Bunun üzerine elbisemden tutarak beni kendisine doğru çekti ve şöyle dedi.

- Kutlarım seni. Zira ben Resûlullah sallallahu aleyhi ve sellem’i şöyle buyururken dinledim:

“Allah Teâlâ, “Sırf benim için birbirini seven, benim rızâm için toplanan, benim rızâm uğrunda birbirini ziyaret eden ve sadece benim rızâm için sadaka verip iyilik edenler, benim sevgimi hakederler” buyurmuştur.” (Muvatta’, Şa’r 16)

  • Hadisin Şerhi

Hz. Peygamber’in vâli, Kur’an muallimi ve komutan olarak görevlendirdiği büyük sahâbî Muâz İbni Cebel’i Dımaşk mescidinde, halkın rağbet halkası içinde gören ve tanıyan Ebû İdrîs’in duyduğu heyecan ve ona bir an önce kavuşmak,  sevgisini ve saygısını sunmak için gösterdiği tatlı telaş ne kadar hoş değil mi? Ne demişler: “Altının kıymetini sarraf bilir”.

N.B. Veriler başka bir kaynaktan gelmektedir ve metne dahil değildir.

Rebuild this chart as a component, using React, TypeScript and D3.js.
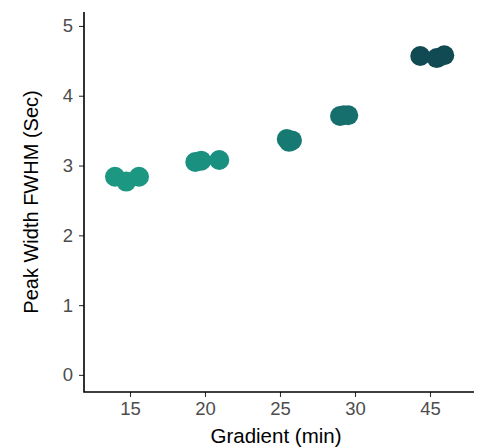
import React, { useRef, useEffect } from "react";
import * as d3 from "d3";

const categories = ["15", "20", "25", "30", "45"];
const groupColors = ["#1b9782", "#1a9080", "#177a72", "#176f6d", "#124a53"];
// three replicates per gradient
const peakWidths = [
  [2.84, 2.77, 2.84],
  [3.05, 3.07, 3.08],
  [3.38, 3.36, 3.34],
  [3.71, 3.72, 3.72],
  [4.57, 4.54, 4.58],
];
// horizontal jitter, in band units
const jitter = [
  [-0.2, -0.05, 0.12],
  [-0.13, -0.05, 0.19],
  [0.09, 0.16, 0.12],
  [-0.2, -0.09, -0.15],
  [-0.13, 0.09, 0.19],
];
const yTicks = [0, 1, 2, 3, 4, 5];

const App = () => {
  const svgRef = useRef<SVGSVGElement>(null);

  useEffect(() => {
    const svg = d3.select(svgRef.current);
    svg.selectAll("*").remove();

    const width = 486;
    const height = 448;
    const left = 84;
    const right = 474;
    const top = 12;
    const bottom = 392;
    const font = "'Liberation Sans', Arial, sans-serif";

    const x = d3.scalePoint().domain(categories).range([130, 430]);
    const step = x.step();
    const y = d3.scaleLinear().domain([-0.245, 5.2]).range([bottom, top]);

    svg.attr("width", width).attr("height", height);

    const points = categories.flatMap((c, i) =>
      peakWidths[i].map((v, j) => ({ c, i, v, dx: jitter[i][j] }))
    );

    svg
      .append("g")
      .selectAll("circle")
      .data(points)
      .join("circle")
      .attr("cx", (d) => (x(d.c) as number) + d.dx * step)
      .attr("cy", (d) => y(d.v))
      .attr("r", 10)
      .attr("fill", (d) => groupColors[d.i]);

    // y axis
    const yAxis = svg
      .append("g")
      .attr("transform", `translate(${left},0)`)
      .call(d3.axisLeft(y).tickValues(yTicks).tickSize(5).tickPadding(6).tickFormat(d3.format("d")));
    yAxis.select(".domain").remove();
    yAxis.selectAll(".tick line").attr("stroke", "#333").attr("stroke-width", 1.1);
    yAxis
      .selectAll(".tick text")
      .attr("fill", "#4d4d4d")
      .attr("font-size", 18.5)
      .attr("font-family", font);

    // x axis
    const xAxis = svg
      .append("g")
      .attr("transform", `translate(0,${bottom})`)
      .call(d3.axisBottom(x).tickSize(5).tickPadding(5));
    xAxis.select(".domain").remove();
    xAxis.selectAll(".tick line").attr("stroke", "#333").attr("stroke-width", 1.1);
    xAxis
      .selectAll(".tick text")
      .attr("fill", "#4d4d4d")
      .attr("font-size", 18.5)
      .attr("font-family", font);

    svg
      .append("path")
      .attr("d", `M${left},${top}V${bottom}H${right}`)
      .attr("fill", "none")
      .attr("stroke", "#000")
      .attr("stroke-width", 1.6);

    svg
      .append("text")
      .attr("x", 276)
      .attr("y", 443)
      .attr("text-anchor", "middle")
      .attr("font-size", 20.5)
      .attr("font-family", font)
      .text("Gradient (min)");

    svg
      .append("text")
      .attr("transform", `translate(38,${(top + bottom) / 2}) rotate(-90)`)
      .attr("text-anchor", "middle")
      .attr("font-size", 20)
      .attr("font-family", font)
      .text("Peak Width FWHM (Sec)");
  }, []);

  return (
    <div style={{ position: "absolute", left: 0, top: 0 }}>
      <svg ref={svgRef}></svg>
    </div>
  );
};

export default App;
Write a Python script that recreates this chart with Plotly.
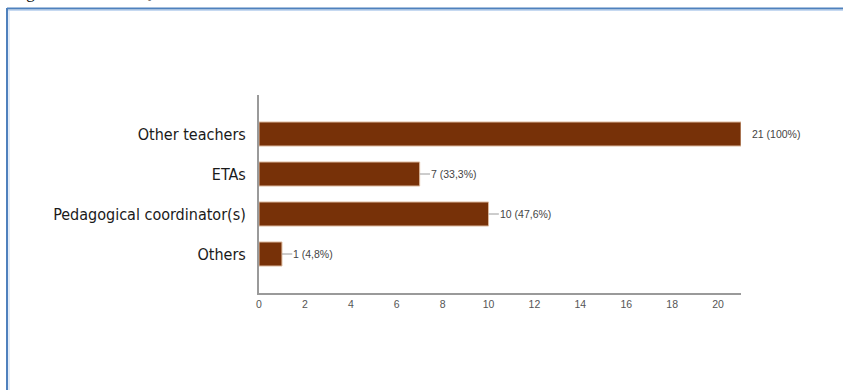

Bu büyük tâbiî, yakaladığı büyük fırsatın heyecanı ile mescide er-kenden koşmuş, fakat sevdiği  büyük sahâbînin  kendisinden daha erken davranıp önceden geldiğini ve nâfile namaz kılmakta olduğunu görmüştür. Ona duyduğu saygıdan ötürü bir köşeye çekilerek namazını bitirmesini beklemiş ve sonra yine son derece edepli davranarak tam önüne geçmiş ve selâm verdikten sonra “Ben seni seviyorum” diye sevgisini arzetmiştir. Hz. Muâz’ın “Allah için mi seviyorsun?” diye tekrar tekrar sorması, sevgideki kalitenin ne olması gerektiğini gözler önüne sermektedir. Ebû İdrîs’teki sevgisinin, beklenen kaliteye sahip olduğunu tesbit edince de, ona büyük müjdeyi vermiştir. Allah için beslenen sevginin karşılığı, Allah tarafından  sevilmektir.

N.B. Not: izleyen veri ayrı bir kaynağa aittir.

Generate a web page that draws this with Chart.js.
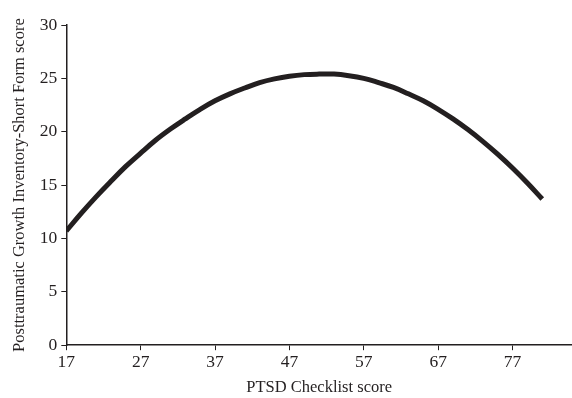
<!DOCTYPE html>
<html>
<head>
<meta charset="utf-8">
<script src="https://cdn.jsdelivr.net/npm/chart.js@4.4.1/dist/chart.umd.min.js"></script>
<style>
  html, body { margin: 0; padding: 0; background: #fff; }
  #wrap { width: 572px; height: 398px; }
</style>
</head>
<body>
<div id="wrap"><canvas id="myChart"></canvas></div>
<script>
// PTSD checklist score (x) vs PTGI-SF score (y)
var pclScores = [17, 19, 21, 23, 25, 27, 29, 31, 33, 35, 37, 39, 41, 43, 45, 47, 49,
                 51, 53, 55, 57, 59, 61, 63, 65, 67, 69, 71, 73, 75, 77, 79, 81];
var ptgiScores = [10.7, 12.35, 13.9, 15.35, 16.75, 18.0, 19.2, 20.25, 21.2, 22.1, 22.9, 23.55, 24.1, 24.6, 24.95, 25.2, 25.35,
                  25.4, 25.4, 25.25, 25.0, 24.6, 24.15, 23.55, 22.9, 22.1, 21.2, 20.2, 19.1, 17.9, 16.6, 15.2, 13.7];
var xTicks = [17, 27, 37, 47, 57, 67, 77];
var yTicks = [0, 5, 10, 15, 20, 25, 30];

var points = pclScores.map(function(x, i) { return { x: x, y: ptgiScores[i] }; });

var tickFont = { family: "'Liberation Serif', 'Times New Roman', serif", size: 17.5 };
var titleFont = { family: "'Liberation Serif', 'Times New Roman', serif", size: 16.5 };

new Chart(document.getElementById('myChart'), {
  type: 'line',
  data: {
    datasets: [{
      data: points,
      borderColor: '#231f20',
      borderWidth: 5,
      pointRadius: 0,
      fill: false,
      tension: 0.4
    }]
  },
  options: {
    responsive: true,
    maintainAspectRatio: false,
    animation: false,
    layout: { padding: { top: 25, right: 0, left: 6, bottom: 0 } },
    plugins: { legend: { display: false }, tooltip: { enabled: false } },
    scales: {
      x: {
        type: 'linear',
        min: 17,
        max: 85,
        afterBuildTicks: function(axis) {
          axis.ticks = xTicks.map(function(v) { return { value: v }; });
        },
        grid: { drawOnChartArea: false, drawTicks: true, tickLength: 5, color: '#231f20' },
        border: { color: '#231f20', width: 1.5 },
        ticks: { color: '#231f20', font: tickFont, padding: 2, maxRotation: 0 },
        title: { display: true, text: 'PTSD Checklist score', color: '#231f20', font: titleFont, padding: { top: 3, bottom: 0 } }
      },
      y: {
        min: 0,
        max: 30,
        afterBuildTicks: function(axis) {
          axis.ticks = yTicks.map(function(v) { return { value: v }; });
        },
        grid: { drawOnChartArea: false, drawTicks: true, tickLength: 5, color: '#231f20' },
        border: { color: '#231f20', width: 1.5 },
        ticks: { color: '#231f20', font: tickFont, padding: 4 },
        title: { display: true, text: 'Posttraumatic Growth Inventory-Short Form score', color: '#231f20', font: titleFont, padding: { bottom: 6 } }
      }
    }
  }
});
</script>
</body>
</html>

Bu sonucu, Hz. Peygamber, açıklamakta olduğumuz hadîs-i kudsî ile bildirmiştir. Demektir ki Allah rızâsına yönelik her duygu ve yapılan her iş, Allah’ın sevgisini kazanmakla sonuçlanmaktadır. Bu büyük bir mutluluktur. O halde mü’minler, sevgilerinde ve işlerinde “Allah için” olma özelliğini yakalamaya bakmalıdırlar.

  •  Hadisten Öğrendiklerimiz
  1. Sevdiği insana “Ben seni seviyorum” diye sevgisini bildirmek sünnettir.
  2. Allah için birilerini sevmenin ve ilişkilerini bu uğurda geliştirmenin mükâfatı, Allah’ın sevgisini kazanmaktır.
  3. Beşerî ilişkilerde ahlâkî kurallara uymak, olgunluktan kaynaklanır.